--- BEGIN Source material ---
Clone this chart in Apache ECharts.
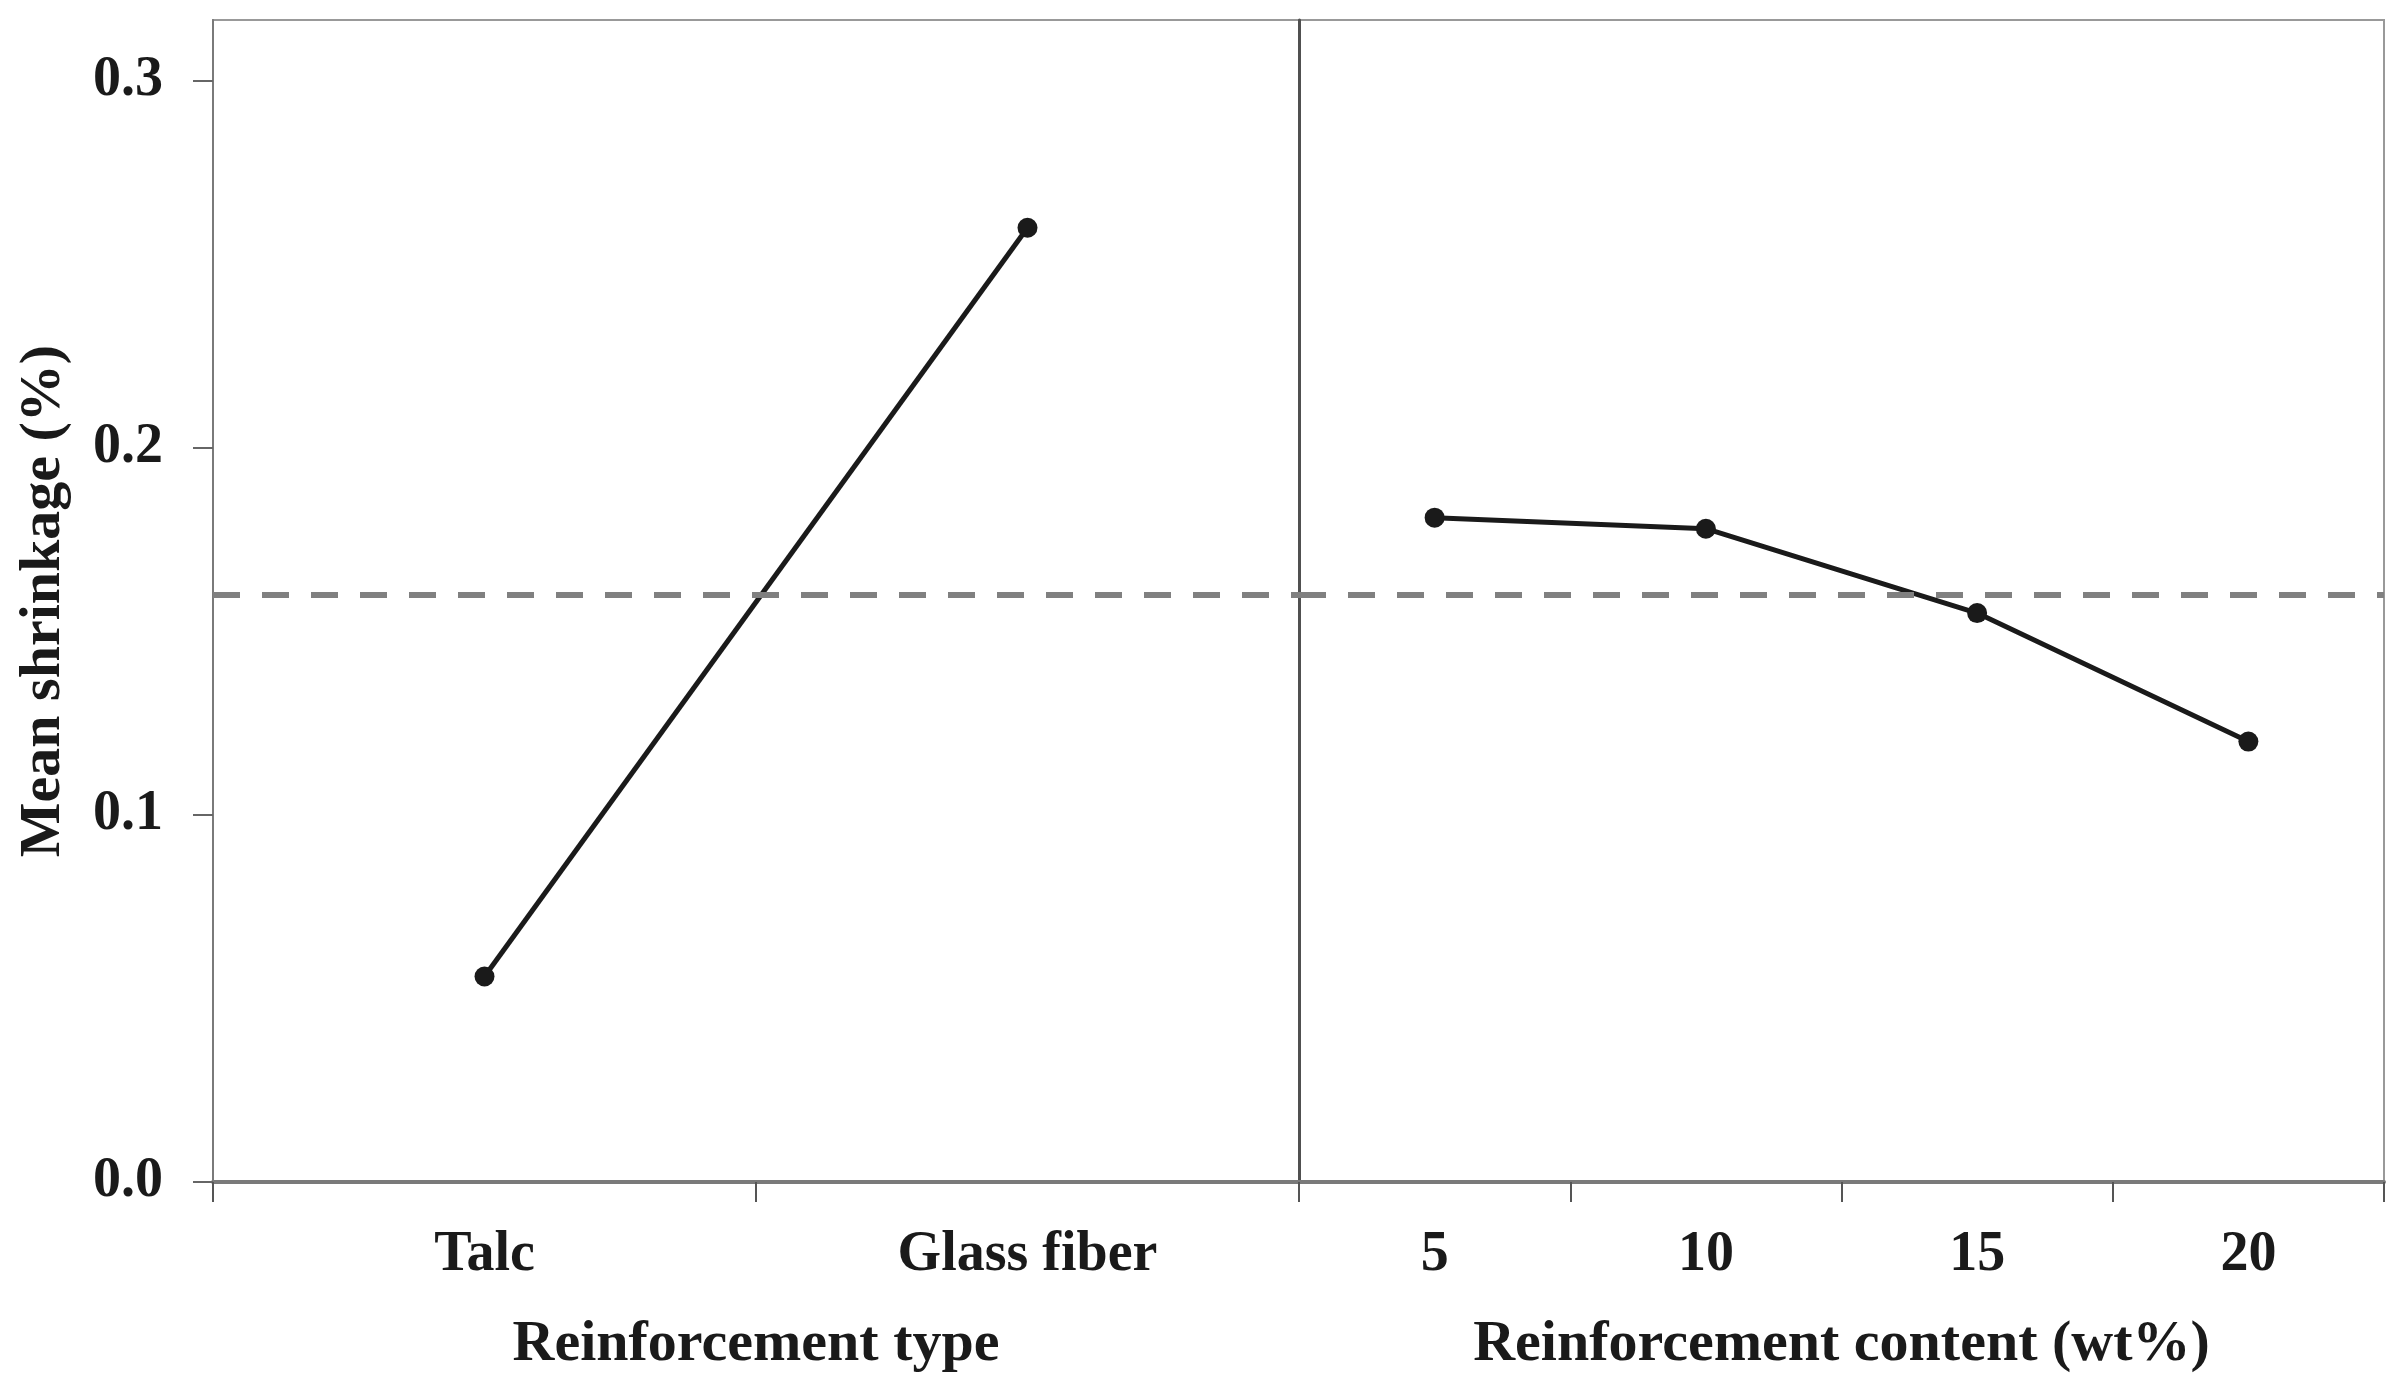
<!DOCTYPE html>
<html>
<head>
<meta charset="utf-8">
<script src="https://cdn.jsdelivr.net/npm/echarts@6/dist/echarts.min.js"></script>
<style>html,body{margin:0;padding:0;background:#fff;}#c{width:2408px;height:1397px;}</style>
</head>
<body>
<div id="c"></div>
<script>
// Data
const typeCategories = ['Talc', 'Glass fiber'];
const typeMeans = [0.056, 0.260];
const contentCategories = ['5', '10', '15', '20'];
const contentMeans = [0.181, 0.178, 0.155, 0.120];
const grandMean = [0.158];
const yTicks = [0, 0.1, 0.2, 0.3];

const FONT = '"Liberation Serif", "DejaVu Serif", serif';
const chart = echarts.init(document.getElementById('c'));

const txt = { fontFamily: FONT, fontSize: 56, fontWeight: 'bold', color: '#1a1a1a' };

function xAxis(idx, data, name) {
  return {
    type: 'category', gridIndex: idx, data: data,
    boundaryGap: true,
    axisLine: { show: true, lineStyle: { color: '#7a7a7a', width: 4 } },
    axisTick: { show: true, inside: false, length: 20, lineStyle: { color: '#555', width: 2 } },
    axisLabel: Object.assign({ margin: 46 }, txt),
    name: name, nameLocation: 'middle', nameGap: 134,
    nameTextStyle: Object.assign({}, txt, { fontSize: 58 }),
    splitLine: { show: false }
  };
}

function yAxis(idx, main) {
  return {
    type: 'value', gridIndex: idx, min: 0, max: 0.3166, interval: 0.1,
    axisLine: { show: true, lineStyle: { color: main ? '#7a7a7a' : '#505050', width: main ? 2 : 3 } },
    axisTick: { show: main, inside: false, length: 20, customValues: yTicks, lineStyle: { color: '#666', width: 2 } },
    axisLabel: Object.assign({ show: main, margin: 50, customValues: yTicks,
      formatter: v => v.toFixed(1) }, txt),
    splitLine: { show: false },
    name: main ? 'Mean shrinkage (%)' : '',
    nameLocation: 'middle', nameGap: 140, nameRotate: 90,
    nameTextStyle: Object.assign({}, txt, { fontSize: 58 })
  };
}

function markLine() {
  return {
    silent: true, symbol: 'none', label: { show: false },
    lineStyle: { type: [27, 22], color: '#808080', width: 6 },
    data: grandMean.map(v => ({ yAxis: v }))
  };
}

const option = {
  animation: false,
  backgroundColor: '#ffffff',
  grid: [
    { left: 213, top: 20, width: 1086, height: 1162, show: true, borderColor: '#999', borderWidth: 2, containLabel: false },
    { left: 1299, top: 20, width: 1085, height: 1162, show: true, borderColor: '#999', borderWidth: 2, containLabel: false }
  ],
  xAxis: [xAxis(0, typeCategories, 'Reinforcement type'), xAxis(1, contentCategories, 'Reinforcement content (wt%)')],
  yAxis: [yAxis(0, true), yAxis(1, false)],
  series: [
    {
      type: 'line', xAxisIndex: 0, yAxisIndex: 0, data: typeMeans,
      symbol: 'circle', symbolSize: 20,
      itemStyle: { color: '#1a1a1a' }, lineStyle: { color: '#1a1a1a', width: 5 },
      markLine: markLine(), z: 3
    },
    {
      type: 'line', xAxisIndex: 1, yAxisIndex: 1, data: contentMeans,
      symbol: 'circle', symbolSize: 20,
      itemStyle: { color: '#1a1a1a' }, lineStyle: { color: '#1a1a1a', width: 5 },
      markLine: markLine(), z: 3
    }
  ]
};
chart.setOption(option);
</script>
</body>
</html>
--- END Source material ---
**What the exercise asks:**
Reproduce the data word for word, excluding its pictures.

**Correct answer:**
Clone this chart in Apache ECharts.
<!DOCTYPE html>
<html>
<head>
<meta charset="utf-8">
<script src="https://cdn.jsdelivr.net/npm/echarts@6/dist/echarts.min.js"></script>
<style>html,body{margin:0;padding:0;background:#fff;}#c{width:2408px;height:1397px;}</style>
</head>
<body>
<div id="c"></div>
<script>
// Data
const typeCategories = ['Talc', 'Glass fiber'];
const typeMeans = [0.056, 0.260];
const contentCategories = ['5', '10', '15', '20'];
const contentMeans = [0.181, 0.178, 0.155, 0.120];
const grandMean = [0.158];
const yTicks = [0, 0.1, 0.2, 0.3];

const FONT = '"Liberation Serif", "DejaVu Serif", serif';
const chart = echarts.init(document.getElementById('c'));

const txt = { fontFamily: FONT, fontSize: 56, fontWeight: 'bold', color: '#1a1a1a' };

function xAxis(idx, data, name) {
  return {
    type: 'category', gridIndex: idx, data: data,
    boundaryGap: true,
    axisLine: { show: true, lineStyle: { color: '#7a7a7a', width: 4 } },
    axisTick: { show: true, inside: false, length: 20, lineStyle: { color: '#555', width: 2 } },
    axisLabel: Object.assign({ margin: 46 }, txt),
    name: name, nameLocation: 'middle', nameGap: 134,
    nameTextStyle: Object.assign({}, txt, { fontSize: 58 }),
    splitLine: { show: false }
  };
}

function yAxis(idx, main) {
  return {
    type: 'value', gridIndex: idx, min: 0, max: 0.3166, interval: 0.1,
    axisLine: { show: true, lineStyle: { color: main ? '#7a7a7a' : '#505050', width: main ? 2 : 3 } },
    axisTick: { show: main, inside: false, length: 20, customValues: yTicks, lineStyle: { color: '#666', width: 2 } },
    axisLabel: Object.assign({ show: main, margin: 50, customValues: yTicks,
      formatter: v => v.toFixed(1) }, txt),
    splitLine: { show: false },
    name: main ? 'Mean shrinkage (%)' : '',
    nameLocation: 'middle', nameGap: 140, nameRotate: 90,
    nameTextStyle: Object.assign({}, txt, { fontSize: 58 })
  };
}

function markLine() {
  return {
    silent: true, symbol: 'none', label: { show: false },
    lineStyle: { type: [27, 22], color: '#808080', width: 6 },
    data: grandMean.map(v => ({ yAxis: v }))
  };
}

const option = {
  animation: false,
  backgroundColor: '#ffffff',
  grid: [
    { left: 213, top: 20, width: 1086, height: 1162, show: true, borderColor: '#999', borderWidth: 2, containLabel: false },
    { left: 1299, top: 20, width: 1085, height: 1162, show: true, borderColor: '#999', borderWidth: 2, containLabel: false }
  ],
  xAxis: [xAxis(0, typeCategories, 'Reinforcement type'), xAxis(1, contentCategories, 'Reinforcement content (wt%)')],
  yAxis: [yAxis(0, true), yAxis(1, false)],
  series: [
    {
      type: 'line', xAxisIndex: 0, yAxisIndex: 0, data: typeMeans,
      symbol: 'circle', symbolSize: 20,
      itemStyle: { color: '#1a1a1a' }, lineStyle: { color: '#1a1a1a', width: 5 },
      markLine: markLine(), z: 3
    },
    {
      type: 'line', xAxisIndex: 1, yAxisIndex: 1, data: contentMeans,
      symbol: 'circle', symbolSize: 20,
      itemStyle: { color: '#1a1a1a' }, lineStyle: { color: '#1a1a1a', width: 5 },
      markLine: markLine(), z: 3
    }
  ]
};
chart.setOption(option);
</script>
</body>
</html>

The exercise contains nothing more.